What’s worse, many user agreements are vague about where the money is held, whether it’s insured, and what happens if the company or partner bank fails.

That’s not transparency — that’s risk.

 

Real-World Scams and Pitfalls

On top of the structural risks, there’s also the ever-present scam factor. Fraudsters love P2P apps because money moves instantly, and transfers usually can’t be reversed. Here are some common traps:

  • The “accidental” payment scam. A stranger sends you money “by mistake” and asks you to refund it. In reality, they used a stolen card, and once the fraud is uncovered, the app claws back the money — leaving you on the hook.
  • Fake purchases. Buying something through a marketplace? Scammers may insist on being paid through a P2P app. Unlike PayPal’s goods-and-services option, Venmo and Zelle don’t offer buyer protection.
  • Phishing attempts.
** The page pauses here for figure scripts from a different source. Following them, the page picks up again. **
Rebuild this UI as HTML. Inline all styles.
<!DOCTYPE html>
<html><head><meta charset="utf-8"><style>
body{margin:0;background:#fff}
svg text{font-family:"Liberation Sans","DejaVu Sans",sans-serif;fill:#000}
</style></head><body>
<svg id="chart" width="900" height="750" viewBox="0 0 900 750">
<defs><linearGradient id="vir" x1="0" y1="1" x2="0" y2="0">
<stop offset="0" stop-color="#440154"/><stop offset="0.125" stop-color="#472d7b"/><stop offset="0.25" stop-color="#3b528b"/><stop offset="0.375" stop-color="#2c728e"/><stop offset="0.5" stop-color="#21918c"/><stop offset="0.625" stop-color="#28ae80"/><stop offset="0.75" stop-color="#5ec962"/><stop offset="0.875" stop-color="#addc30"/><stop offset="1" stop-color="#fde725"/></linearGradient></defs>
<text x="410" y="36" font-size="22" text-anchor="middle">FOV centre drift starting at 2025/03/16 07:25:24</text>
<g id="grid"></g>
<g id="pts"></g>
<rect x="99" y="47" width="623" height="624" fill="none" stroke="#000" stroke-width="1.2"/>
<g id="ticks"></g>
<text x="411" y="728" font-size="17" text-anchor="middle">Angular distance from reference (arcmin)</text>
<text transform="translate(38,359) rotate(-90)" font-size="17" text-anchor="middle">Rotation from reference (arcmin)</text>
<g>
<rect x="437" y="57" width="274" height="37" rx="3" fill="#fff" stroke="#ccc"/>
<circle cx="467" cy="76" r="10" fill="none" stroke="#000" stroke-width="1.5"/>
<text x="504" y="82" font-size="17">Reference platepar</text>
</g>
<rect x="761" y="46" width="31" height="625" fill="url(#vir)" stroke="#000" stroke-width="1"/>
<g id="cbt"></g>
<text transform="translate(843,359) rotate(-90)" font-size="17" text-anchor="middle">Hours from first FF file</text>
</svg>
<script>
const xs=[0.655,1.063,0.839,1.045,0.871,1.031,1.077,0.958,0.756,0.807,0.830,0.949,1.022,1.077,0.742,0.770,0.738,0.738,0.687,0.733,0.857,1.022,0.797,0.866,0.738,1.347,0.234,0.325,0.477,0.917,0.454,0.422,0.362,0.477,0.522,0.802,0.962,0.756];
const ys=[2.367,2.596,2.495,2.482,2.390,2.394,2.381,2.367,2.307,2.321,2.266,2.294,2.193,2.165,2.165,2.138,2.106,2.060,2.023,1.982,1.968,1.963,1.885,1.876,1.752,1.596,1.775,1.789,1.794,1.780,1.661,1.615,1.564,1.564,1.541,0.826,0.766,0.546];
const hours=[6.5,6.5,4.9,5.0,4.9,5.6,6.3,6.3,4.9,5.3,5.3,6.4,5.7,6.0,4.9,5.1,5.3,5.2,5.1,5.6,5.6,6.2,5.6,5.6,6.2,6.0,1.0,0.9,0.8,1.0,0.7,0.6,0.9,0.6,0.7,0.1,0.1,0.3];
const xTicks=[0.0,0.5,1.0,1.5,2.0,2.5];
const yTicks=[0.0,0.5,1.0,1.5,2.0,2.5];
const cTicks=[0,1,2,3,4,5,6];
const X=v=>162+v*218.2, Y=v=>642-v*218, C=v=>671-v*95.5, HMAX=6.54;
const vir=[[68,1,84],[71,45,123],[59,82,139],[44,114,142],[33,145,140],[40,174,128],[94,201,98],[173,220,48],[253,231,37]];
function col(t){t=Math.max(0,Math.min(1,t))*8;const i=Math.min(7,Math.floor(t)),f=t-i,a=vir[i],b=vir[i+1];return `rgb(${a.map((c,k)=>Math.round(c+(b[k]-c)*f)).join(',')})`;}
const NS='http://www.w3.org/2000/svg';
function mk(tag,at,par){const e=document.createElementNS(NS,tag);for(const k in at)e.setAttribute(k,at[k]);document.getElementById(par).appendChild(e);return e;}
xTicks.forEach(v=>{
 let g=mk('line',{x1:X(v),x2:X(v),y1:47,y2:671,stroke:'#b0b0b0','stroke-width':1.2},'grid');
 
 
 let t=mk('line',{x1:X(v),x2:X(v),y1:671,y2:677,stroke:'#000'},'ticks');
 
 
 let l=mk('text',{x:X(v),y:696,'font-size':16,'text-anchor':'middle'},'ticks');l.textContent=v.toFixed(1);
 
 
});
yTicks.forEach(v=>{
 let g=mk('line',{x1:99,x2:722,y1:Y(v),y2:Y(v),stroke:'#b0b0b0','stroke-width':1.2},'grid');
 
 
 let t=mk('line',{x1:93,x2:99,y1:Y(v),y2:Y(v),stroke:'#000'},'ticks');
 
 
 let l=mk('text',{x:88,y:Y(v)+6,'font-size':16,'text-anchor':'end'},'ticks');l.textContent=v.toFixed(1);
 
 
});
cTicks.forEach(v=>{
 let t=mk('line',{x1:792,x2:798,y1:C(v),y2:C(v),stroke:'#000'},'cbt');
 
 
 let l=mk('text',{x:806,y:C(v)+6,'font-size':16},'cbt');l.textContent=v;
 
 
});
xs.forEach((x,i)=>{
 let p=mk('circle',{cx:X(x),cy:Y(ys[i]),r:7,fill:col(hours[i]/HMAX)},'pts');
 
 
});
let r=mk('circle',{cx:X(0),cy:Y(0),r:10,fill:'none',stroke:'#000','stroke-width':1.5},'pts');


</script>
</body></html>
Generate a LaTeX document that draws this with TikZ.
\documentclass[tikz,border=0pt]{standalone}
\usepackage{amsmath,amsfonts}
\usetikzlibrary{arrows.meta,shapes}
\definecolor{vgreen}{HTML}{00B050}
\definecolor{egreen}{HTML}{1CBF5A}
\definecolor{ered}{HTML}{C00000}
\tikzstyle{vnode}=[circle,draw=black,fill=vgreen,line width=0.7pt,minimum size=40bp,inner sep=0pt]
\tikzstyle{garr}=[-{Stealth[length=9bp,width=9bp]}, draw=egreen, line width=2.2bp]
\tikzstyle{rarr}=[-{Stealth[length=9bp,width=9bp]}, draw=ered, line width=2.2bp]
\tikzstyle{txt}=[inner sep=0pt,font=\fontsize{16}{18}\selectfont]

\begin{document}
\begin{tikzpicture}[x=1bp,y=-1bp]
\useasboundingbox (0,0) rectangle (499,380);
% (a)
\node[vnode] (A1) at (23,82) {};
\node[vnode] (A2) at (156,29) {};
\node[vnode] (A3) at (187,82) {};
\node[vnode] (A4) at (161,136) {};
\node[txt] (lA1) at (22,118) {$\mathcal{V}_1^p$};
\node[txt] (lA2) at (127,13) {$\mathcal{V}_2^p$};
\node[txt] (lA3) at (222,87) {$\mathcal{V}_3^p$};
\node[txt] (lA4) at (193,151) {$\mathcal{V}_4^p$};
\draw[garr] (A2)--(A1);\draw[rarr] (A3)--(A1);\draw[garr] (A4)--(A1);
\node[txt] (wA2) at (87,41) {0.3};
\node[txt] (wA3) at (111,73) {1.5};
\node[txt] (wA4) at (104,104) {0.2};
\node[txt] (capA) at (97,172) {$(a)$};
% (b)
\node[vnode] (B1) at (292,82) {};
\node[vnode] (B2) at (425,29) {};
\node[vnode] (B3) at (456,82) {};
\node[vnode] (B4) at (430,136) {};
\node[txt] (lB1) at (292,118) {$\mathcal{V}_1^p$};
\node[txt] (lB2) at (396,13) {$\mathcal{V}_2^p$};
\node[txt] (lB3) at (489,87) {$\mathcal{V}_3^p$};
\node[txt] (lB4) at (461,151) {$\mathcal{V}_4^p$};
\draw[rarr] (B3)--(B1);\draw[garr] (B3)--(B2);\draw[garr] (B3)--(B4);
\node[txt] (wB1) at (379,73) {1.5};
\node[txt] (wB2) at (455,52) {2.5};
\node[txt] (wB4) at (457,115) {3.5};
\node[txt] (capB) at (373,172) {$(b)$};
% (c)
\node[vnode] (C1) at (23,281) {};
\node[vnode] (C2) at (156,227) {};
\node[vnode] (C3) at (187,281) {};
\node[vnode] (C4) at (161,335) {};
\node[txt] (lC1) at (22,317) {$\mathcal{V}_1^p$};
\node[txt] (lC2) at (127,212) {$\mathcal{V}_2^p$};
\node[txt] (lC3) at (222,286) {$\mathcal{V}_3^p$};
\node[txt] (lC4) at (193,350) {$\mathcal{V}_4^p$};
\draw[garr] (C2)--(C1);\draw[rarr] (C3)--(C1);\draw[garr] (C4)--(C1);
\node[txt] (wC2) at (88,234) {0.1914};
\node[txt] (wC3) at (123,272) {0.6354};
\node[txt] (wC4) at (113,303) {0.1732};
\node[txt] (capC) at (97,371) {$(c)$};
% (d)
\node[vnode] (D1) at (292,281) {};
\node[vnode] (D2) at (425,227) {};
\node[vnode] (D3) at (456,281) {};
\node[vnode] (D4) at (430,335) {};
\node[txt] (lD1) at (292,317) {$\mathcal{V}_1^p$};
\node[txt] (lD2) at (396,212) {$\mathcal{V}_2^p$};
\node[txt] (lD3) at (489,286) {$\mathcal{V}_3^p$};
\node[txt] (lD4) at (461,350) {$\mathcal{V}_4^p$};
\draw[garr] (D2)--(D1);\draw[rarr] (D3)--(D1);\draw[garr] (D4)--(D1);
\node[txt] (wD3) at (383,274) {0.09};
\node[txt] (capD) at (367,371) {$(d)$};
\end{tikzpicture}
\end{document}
Fraudsters send fake emails or texts saying there’s a problem with your account. Clicking the link can compromise your login.

Remember: these platforms are designed for paying people you know and trust — not strangers.

 

Laws and Protections Are Still Catching Up

The good news is that regulators are aware of the risks. Some states are considering laws that would require app providers to hold reserves and prove they can meet their obligations if something goes wrong. But for now, these are just ideas. There’s no nationwide safety net in place. That means it’s on you to protect yourself by doing the following:

  • Transfer balances out regularly
  • Use your credit union for safekeeping (and ideally, for earning interest)
  • Stay alert to scams

 

The Bottom Line

Peer-to-peer payment platforms are here to stay, and they’ve made life easier in countless ways…but don’t let convenience blind you to risk. These apps aren’t credit unions. They don’t insure your money. They don’t offer the same protections if you’re scammed.

So the golden rule? Don’t store money in them. Transfer it out, secure your login, and only send funds to people you actually know. Think of these apps as what they are — fast, useful tools for splitting dinner, paying the babysitter, or reimbursing a friend. But not a place to stash your cash.